** start of Task material **
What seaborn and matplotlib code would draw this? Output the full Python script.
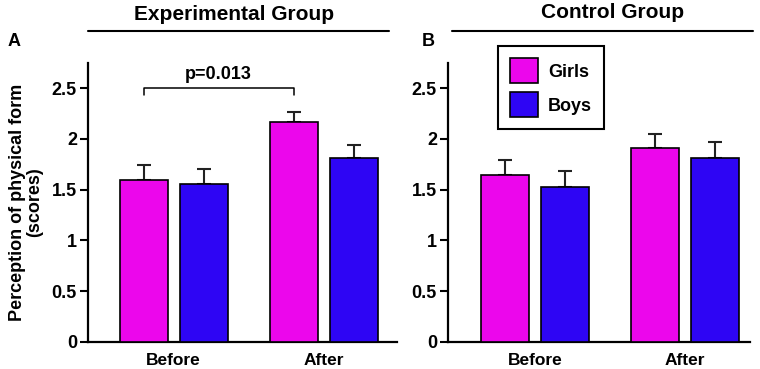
import numpy as np
import pandas as pd
import matplotlib
matplotlib.use("Agg")
import matplotlib.pyplot as plt
import seaborn as sns

sns.set_style("ticks")
plt.rcParams['font.family'] = ['Liberation Sans', 'DejaVu Sans']
plt.rcParams['font.weight'] = 'bold'
plt.rcParams['text.color'] = 'black'
plt.rcParams['axes.labelcolor'] = 'black'
plt.rcParams['xtick.color'] = 'black'
plt.rcParams['ytick.color'] = 'black'
plt.rcParams['axes.edgecolor'] = 'black'

times = ["Before", "After"]
sexes = ["Girls", "Boys"]
exp_girls = [1.59, 2.17]
exp_boys = [1.56, 1.81]
exp_girls_se = [0.15, 0.09]
exp_boys_se = [0.14, 0.125]
ctl_girls = [1.64, 1.91]
ctl_boys = [1.53, 1.81]
ctl_girls_se = [0.15, 0.14]
ctl_boys_se = [0.15, 0.155]
yticks = [0, 0.5, 1, 1.5, 2, 2.5]
ytick_labels = ["0", "0.5", "1", "1.5", "2", "2.5"]
colors = {"Girls": "#EC06EC", "Boys": "#2E05F4"}

def make_df(g, b, gse, bse):
    rows = []
    for i, t in enumerate(times):
        rows.append(dict(time=t, sex="Girls", value=g[i], se=gse[i]))
        rows.append(dict(time=t, sex="Boys", value=b[i], se=bse[i]))
    return pd.DataFrame(rows)

df_exp = make_df(exp_girls, exp_boys, exp_girls_se, exp_boys_se)
df_ctl = make_df(ctl_girls, ctl_boys, ctl_girls_se, ctl_boys_se)

fig = plt.figure(figsize=(7.6, 3.69), dpi=100)
axA = fig.add_axes([88/760, 27/369, 309/760, 0.757])
axB = fig.add_axes([448/760, 27/369, 302/760, 0.757])

def draw(ax, df, xlim):
    sns.barplot(data=df, x="time", y="value", hue="sex", order=times,
                hue_order=sexes, palette=colors, errorbar=None, saturation=1,
                width=0.8, gap=0.2, edgecolor="black", linewidth=1.2,
                ax=ax, zorder=3)
    order_key = {"Girls": 0, "Boys": 1, "Before": 0, "After": 1}
    df_sorted = df.sort_values(by=["sex", "time"],
                               key=lambda s: s.map(order_key))
    for patch, (_, row) in zip(ax.patches, df_sorted.iterrows()):
        xc = patch.get_x() + patch.get_width() / 2
        top = patch.get_height()
        ax.errorbar([xc], [top], yerr=[[0], [row["se"]]], fmt="none",
                    ecolor="#222222", elinewidth=1.5, capsize=5,
                    capthick=1.5, zorder=2)
    ax.set_ylim(0, 2.75)
    ax.set_xlim(*xlim)
    ax.set_yticks(yticks)
    ax.set_yticklabels(ytick_labels)
    ax.set_xlabel("")
    ax.set_ylabel("")
    ax.tick_params(axis="y", length=6, width=1.5, labelsize=13, pad=2)
    ax.tick_params(axis="x", length=0, labelsize=12.5, pad=8)
    for lab in ax.get_xticklabels() + ax.get_yticklabels():
        lab.set_fontweight("bold")
    sns.despine(ax=ax)
    for sp in ("left", "bottom"):
        ax.spines[sp].set_linewidth(1.6)
    leg = ax.get_legend()
    if leg is not None:
        leg.remove()

draw(axA, df_exp, (-0.57, 1.49))
draw(axB, df_ctl, (-0.58, 1.435))

axA.set_ylabel("Perception of physical form\n(scores)", fontsize=13,
               fontweight="bold", labelpad=6, linespacing=1.0)

# significance bracket
axA.plot([-0.2, -0.2, 0.8, 0.8], [2.43, 2.5, 2.5, 2.43], color="black", lw=1.1)
axA.text(0.3, 2.55, "p=0.013", ha="center", va="bottom", fontsize=13,
         fontweight="bold")

# legend
handles = [plt.Rectangle((0, 0), 1, 1, facecolor=colors[s], edgecolor="black",
                         linewidth=1.2) for s in sexes]
leg = axB.legend(handles, sexes, loc="upper left", bbox_to_anchor=(0.166, 1.058),
                 frameon=True, fancybox=False, edgecolor="black", framealpha=1,
                 prop={"weight": "bold", "size": 13}, handlelength=1.55,
                 handleheight=1.75, borderpad=0.65, labelspacing=0.5,
                 handletextpad=0.55, borderaxespad=0)
leg.get_frame().set_linewidth(1.5)

# group titles with lines
fig.text(234/760, 1 - 15/369, "Experimental Group", ha="center", va="center",
         fontsize=15, fontweight="bold")
fig.text(613/760, 1 - 13/369, "Control Group", ha="center", va="center",
         fontsize=15, fontweight="bold")
fig.add_artist(plt.Line2D([88/760, 389/760], [1 - 30.5/369] * 2,
                          color="black", lw=1.5))
fig.add_artist(plt.Line2D([452/760, 753/760], [1 - 31/369] * 2,
                          color="black", lw=1.5))
fig.text(14/760, 1 - 41/369, "A", ha="center", va="center", fontsize=13,
         fontweight="bold")
fig.text(428/760, 1 - 42/369, "B", ha="center", va="center", fontsize=13,
         fontweight="bold")

fig.savefig("out.png", dpi=100)
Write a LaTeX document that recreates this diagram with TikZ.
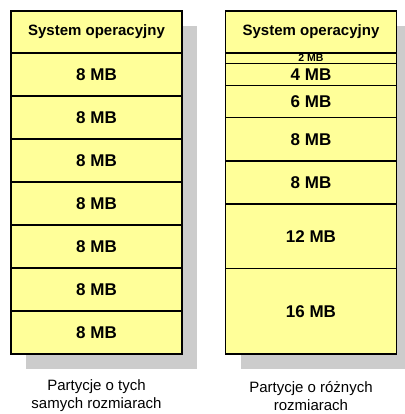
** end of Task material **
Begin at the top of the material above and output each line exactly, stopping after the line that holds "import seaborn as sns". Leave out pictures.

### Answer for this exercise
What seaborn and matplotlib code would draw this? Output the full Python script.
import numpy as np
import pandas as pd
import matplotlib
matplotlib.use("Agg")
import matplotlib.pyplot as plt
import seaborn as sns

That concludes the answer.